In 2016, state-owned Swedish utility Vattenfall sold its German lignite assets to Czech investor EPH, which teamed up with Czech private equity group PPF Investments, for an undisclosed sum. A peak at EPH’s 2016 annual report shows, however, that the price tag was just over SEK 100 million.
The report also reveals that the value of EPH’s lignite business, based on estimated future returns, is around SEK 6 billion (at today’s exchange rate).
During the first 14 months in which the buyers owned the business, net profit was just over SEK 2 billion, according to EPH’s 2017 annual report.
Elsa Widding, a former official at the Ministry of Enterprise and Innovation with responsibility for several state-owned companies, says the sale was not financially right and it bears a striking resemblance to the Nuon deal, which led to massive write downs for Vattenfall.

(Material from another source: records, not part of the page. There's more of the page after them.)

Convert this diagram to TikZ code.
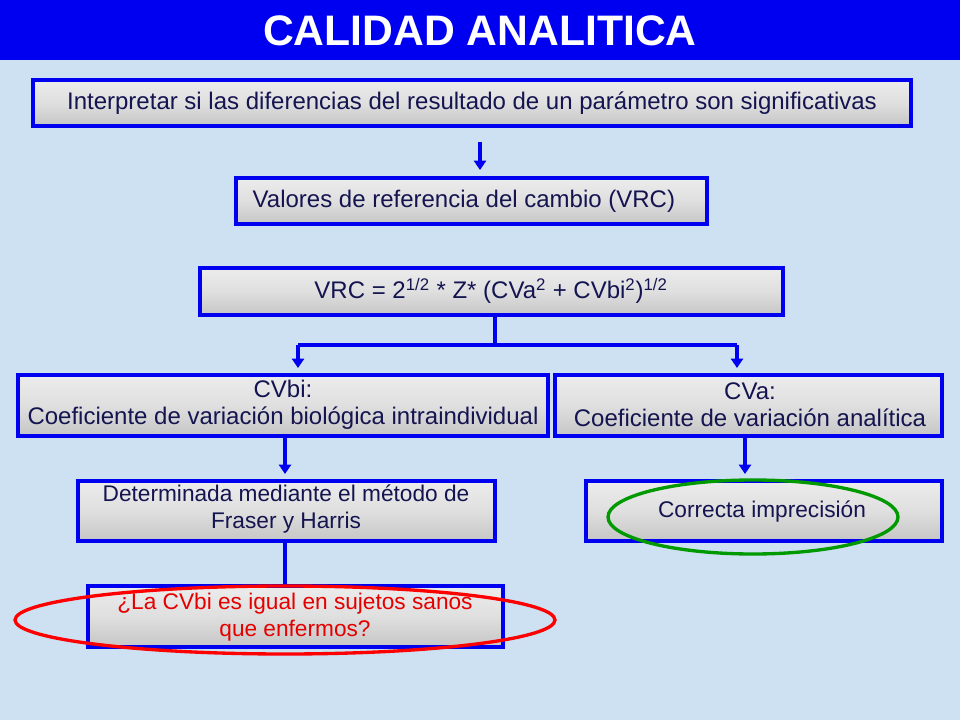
\documentclass[tikz,border=0pt]{standalone}
\usepackage{fontspec}
\setmainfont{Liberation Sans}
\usetikzlibrary{arrows.meta}
\definecolor{bblue}{RGB}{0,0,240}
\definecolor{bgblue}{RGB}{205,225,242}
\definecolor{navy}{RGB}{20,20,80}
\begin{document}
\begin{tikzpicture}[x=0.75pt,y=-0.75pt,
  box/.style={draw=bblue,line width=2.4pt,top color=gray!15,bottom color=gray!45,middle color=gray!25,inner sep=0pt},
  txt/.style={font=\fontsize{18pt}{20.5pt}\selectfont,align=center,text=navy},
  stxt/.style={txt,font=\fontsize{17pt}{20pt}\selectfont},
  conn/.style={draw=bblue,line width=3pt},
  arr/.style={conn,-{Triangle[length=7pt,width=9pt]}}]
\useasboundingbox (0,0) rectangle (960,720);
\fill[bgblue] (0,0) rectangle (960,720);
\fill[bblue] (0,0) rectangle (960,60);
\node[white,font=\bfseries\fontsize{32pt}{36pt}\selectfont] (title) at (480,31) {CALIDAD ANALITICA};
\path[box] (33,80) rectangle (911,126);
\node[txt] (b1) at (472,103) {Interpretar si las diferencias del resultado de un parámetro son significativas};
\path[box] (236,178) rectangle (707,224);
\node[txt,anchor=west] (b2) at (248,201) {Valores de referencia del cambio (VRC)};
\path[box] (200,268) rectangle (783,315);
\node[txt] (b3) at (491,291) {VRC = 2\textsuperscript{1/2} * Z* (CVa\textsuperscript{2} + CVbi\textsuperscript{2})\textsuperscript{1/2}};
\path[box] (18,375) rectangle (548,436);
\node[txt] (b4) at (283,405) {CVbi:\\Coeficiente de variación\ biológica intraindividual};
\path[box] (555,375) rectangle (942,436);
\node[txt] (b5) at (750,405) {CVa:\\Coeficiente de variación analítica};
\path[box] (78,481) rectangle (495,541);
\node[stxt] (b6) at (286,509) {Determinada mediante el método de\\Fraser y Harris};
\path[box] (586,481) rectangle (942,541);
\node[stxt] (b7) at (762,512) {Correcta imprecisión};
\path[box] (88,586) rectangle (503,647);
\node[stxt,text=red!90!black] (b8) at (295,617) {¿La CVbi es igual en sujetos sanos\\que enfermos?};
\coordinate (a1) at (480,142); \coordinate (a2) at (480,170);
\draw[arr] (a1) -- (a2);
\coordinate (j) at (495,317); \coordinate (jm) at (495,345);
\coordinate (l) at (298,345); \coordinate (r) at (737,345);
\coordinate (ld) at (298,368); \coordinate (rd) at (737,368);
\draw[conn] (j) -- (jm);
\draw[conn] (l) -- (r);
\draw[arr] (l) -- (ld);
\draw[arr] (r) -- (rd);
\coordinate (c1) at (285,438); \coordinate (c2) at (285,474);
\coordinate (d1) at (745,438); \coordinate (d2) at (745,474);
\draw[arr] (c1) -- (c2);
\draw[arr] (d1) -- (d2);
\coordinate (e1) at (285,543); \coordinate (e2) at (285,588);
\draw[conn] (e1) -- (e2);
\draw[red,line width=2.5pt] (285,620) ellipse [x radius=270,y radius=34];
\draw[green!60!black,line width=2.5pt] (753,517) ellipse [x radius=145,y radius=37];
\end{tikzpicture}
\end{document}
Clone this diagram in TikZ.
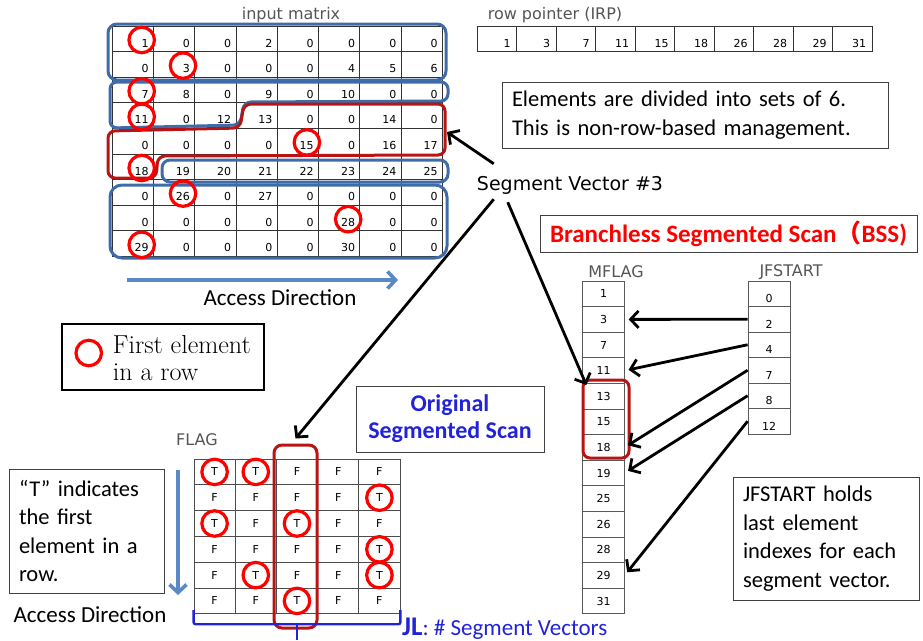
\documentclass[tikz,border=0pt]{standalone}
\usepackage{fontspec}
\usepackage{tikz}
\usetikzlibrary{arrows.meta,positioning,calc}
\newfontfamily\calibri{Carlito}
\newfontfamily\gothic{DejaVu Sans}
\newfontfamily\cjk{Noto Sans CJK JP}
\definecolor{SegBlue}{HTML}{3F6CA8}
\definecolor{SegRed}{HTML}{B81414}
\definecolor{MarkRed}{HTML}{FF0000}
\definecolor{AccessBlue}{HTML}{5A8AC6}
\definecolor{ScanBlue}{HTML}{2222D8}
\definecolor{LabelGray}{HTML}{555555}

\begin{document}
\begin{tikzpicture}[x=1pt,y=-1pt,
    mcell/.style={rectangle, draw=black!80, line width=0.8pt, minimum width=41.3pt, minimum height=25.6pt, inner sep=0pt},
    rcell/.style={mcell, minimum width=39.5pt, minimum height=25.5pt},
    fcell/.style={mcell, draw=black!65, minimum width=41.5pt, font=\gothic\fontsize{11}{13}\selectfont},
    flcell/.style={mcell, draw=black!70, minimum width=41.2pt, minimum height=25.8pt, font=\gothic\fontsize{11}{13}\selectfont},
    num/.style={inner sep=0pt, font=\gothic\fontsize{11}{13}\selectfont},
    ring/.style={circle, draw=MarkRed, line width=3.2pt, minimum size=25.5pt, inner sep=0pt},
    glabel/.style={inner sep=0pt, text=LabelGray, font=\gothic\fontsize{16}{18}\selectfont},
    note/.style={rectangle, draw=black!75, line width=1pt, inner xsep=10pt, align=left, font=\calibri\fontsize{22.5}{28.5}\selectfont},
    plain/.style={inner sep=0pt, font=\calibri\fontsize{23}{26}\selectfont},
    segblue/.style={draw=SegBlue, line width=3pt, rounded corners=9pt},
    segred/.style={draw=SegRed, line width=3pt, rounded corners=8pt},
    bigarrow/.style={line width=2.8pt, -{Straight Barb[length=8pt,width=17pt]}},
    access/.style={draw=AccessBlue, line width=3.6pt, -{Straight Barb[length=8pt,width=17pt]}}
  ]
  \path[use as bounding box, fill=white] (0,0) rectangle (923,640);

  % input matrix
  \node[glabel] (mat-title) at (291,15) {input matrix};
  \foreach \vals [count=\r] in {{1,0,0,2,0,0,0,0},{0,3,0,0,0,4,5,6},{7,8,0,9,0,10,0,0},
      {11,0,12,13,0,0,14,0},{0,0,0,0,15,0,16,17},{18,19,20,21,22,23,24,25},
      {0,26,0,27,0,0,0,0},{0,0,0,0,0,28,0,0},{29,0,0,0,0,30,0,0}} {
    \foreach \v [count=\c] in \vals {
      \node[mcell] (m-\r-\c) at ({112+(\c-0.5)*41.3},{26+(\r-0.5)*25.6}) {};
      \node[num, anchor=base east] (mv-\r-\c) at ($(m-\r-\c.south east)+(-5,-5)$) {\v};
    }
  }

  % segments of six elements
  \draw[segblue] (108,24) rectangle (446,80);
  \draw[segblue, rounded corners=7pt] (110,82) -- (448,82) -- (448,101) -- (244,102) -- (240,125) -- (110,128) -- cycle;
  \draw[segred, rounded corners=7pt] (244,104) -- (445,104) -- (445,155) -- (158,156) -- (156,178) -- (108,178) -- (108,131) -- (240,128) -- cycle;
  \draw[segblue, rounded corners=8pt] (162,160) rectangle (448,182);
  \draw[segblue, rounded corners=12pt] (110,185) rectangle (447,258);

  \foreach \r/\c in {1/1,2/2,3/1,4/1,5/5,6/1,7/2,8/6,9/1}
    \node[ring] (first-\r) at ($(m-\r-\c.south east)+(-12,-12)$) {};

  \coordinate (acc-h0) at (127,280);
  \coordinate (acc-h1) at (398,280);
  \draw[access] (acc-h0) -- (acc-h1);
  \node[plain] (acc-h-text) at (280,298) {Access Direction};

  % row pointer
  \node[glabel] (irp-title) at (555,15) {row pointer (IRP)};
  \foreach \v [count=\k] in {1,3,7,11,15,18,26,28,29,31} {
    \node[rcell] (irp-\k) at ({477+(\k-0.5)*39.5},38.75) {};
    \node[num, anchor=base east] (irpv-\k) at ($(irp-\k.south east)+(-6,-4)$) {\v};
  }

  \node[note, text width=366pt, minimum height=66pt] (sets-note) at (695,115)
    {Elements are divided into sets of 6.\\This is non-row-based management.};

  \node[inner sep=2pt, font=\gothic\fontsize{19}{22}\selectfont] (sv) at (570,185) {Segment Vector \#3};

  % branchless segmented scan
  \node[note, align=center, inner xsep=4pt, text=MarkRed, font=\calibri\bfseries\fontsize{25}{28}\selectfont,
    minimum width=377pt, minimum height=37pt] (bss) at (728.5,233.5) {Branchless Segmented Scan{\cjk（}BSS)};
  \node[glabel] (mf-title) at (616,272) {MFLAG};
  \node[glabel] (jf-title) at (791,272) {JFSTART};
  \foreach \v [count=\k] in {1,3,7,11,13,15,18,19,25,26,28,29,31}
    \node[fcell] (mf-\k) at (603.5,{281+(\k-0.5)*25.6}) {\v};
  \foreach \v [count=\k] in {0,2,4,7,8,12} {
    \node[fcell, minimum width=42pt, minimum height=25.5pt] (jf-\k) at (769,{281+(\k-0.5)*25.5}) {};
    \node[num] (jfv-\k) at ($(jf-\k.center)+(0,5)$) {\v};
  }
  \node[draw=SegRed, line width=3pt, rounded corners=7pt, minimum width=46pt, minimum height=78pt] (mfbox) at (606,419) {};
  \foreach \a/\b in {2/2,3/4,4/7,5/8,6/12}
    \draw[bigarrow, shorten >=4pt] (jf-\a.west) -- (mf-\b.east);

  \node[note, text width=166pt, minimum height=123pt] (jf-note) at (826,538.5)
    {JFSTART holds\\last element\\indexes for each\\segment vector.};

  % legend
  \node[rectangle, draw=black, line width=2.5pt, minimum width=202pt, minimum height=66pt] (legend) at (163,357) {};
  \node[ring] (legend-ring) at ($(legend.west)+(28,-4)$) {};
  \node[anchor=west, inner sep=0pt, align=left, font=\rmfamily\fontsize{26}{27}\selectfont] (legend-text)
    at ($(legend.west)+(52,1)$) {First element\\in a row};

  % original segmented scan
  \node[note, align=center, inner xsep=4pt, text=ScanBlue, font=\calibri\bfseries\fontsize{24}{27}\selectfont,
    minimum width=188pt, minimum height=66pt] (oss) at (450,419) {Original\\Segmented Scan};
  \node[glabel] (fl-title) at (197,440) {FLAG};
  \foreach \vals [count=\r] in {{T,T,F,F,F},{F,F,F,F,T},{T,F,T,F,F},{F,F,F,F,T},{F,T,F,F,T},{F,F,T,F,F}} {
    \foreach \v [count=\c] in \vals
      \node[flcell] (fl-\r-\c) at ({194+(\c-0.5)*41.2},{459+(\r-0.5)*25.8}) {\v};
  }
  \foreach \r/\c in {1/1,1/2,2/5,3/1,3/3,4/5,5/2,5/5,6/3}
    \node[ring] (t-\r-\c) at (fl-\r-\c) {};
  \node[draw=SegRed, line width=3pt, rounded corners=8pt, minimum width=43pt, minimum height=183pt] (fcol) at (295.5,536.5) {};

  \node[note, text width=135pt, minimum height=124pt] (t-note) at (86.5,531)
    {“T” indicates\\the first\\element in a\\row.};
  \coordinate (acc-v0) at (178,470);
  \coordinate (acc-v1) at (178,595);
  \draw[access] (acc-v0) -- (acc-v1);
  \node[plain] (acc-v-text) at (90,615) {Access Direction};

  \draw[draw=ScanBlue, line width=2.4pt, rounded corners=2pt] ($(fl-6-1.south west)+(0,-4)$)
    |- ($(fl-6-3.south)+(0,10)$) -| ($(fl-6-5.south east)+(0,-4)$);
  \draw[draw=ScanBlue, line width=2.4pt] ($(fl-6-3.south)+(0,10)$) -- ++(0,16);
  \node[anchor=base west, inner sep=0pt, text=ScanBlue, font=\calibri\fontsize{23}{26}\selectfont] (jl)
    at (402,635) {{\bfseries\fontsize{27}{28}\selectfont JL}: \# Segment Vectors};

  % segment vector #3
  \coordinate (seg3-tip) at (447,132);
  \draw[bigarrow] ($(sv.north west)+(19,-10)$) -- (seg3-tip);
  \draw[bigarrow] ($(sv.south west)+(19,3)$) -- ([yshift=5pt]fcol.north);
  \draw[bigarrow] ($(sv.south west)+(33,6)$) -- ($(mf-5.north west)+(4,2)$);
\end{tikzpicture}
\end{document}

Vattenfall’s former CFO Mats Ekman holds with Widding, who is also his ex-partner, suggesting political pressure was brought to bear on the utility.
Chief Executive Magnus Hall denies this was the case and that the deal was right for Vattenfall, both strategically and financially. “Brown coal does not fit into the company,” he says, as he points out that the price of carbon emission rights has risen by 250% this year, which means that the profit margins on brown coal have not increased at the same rate as the price of electricity.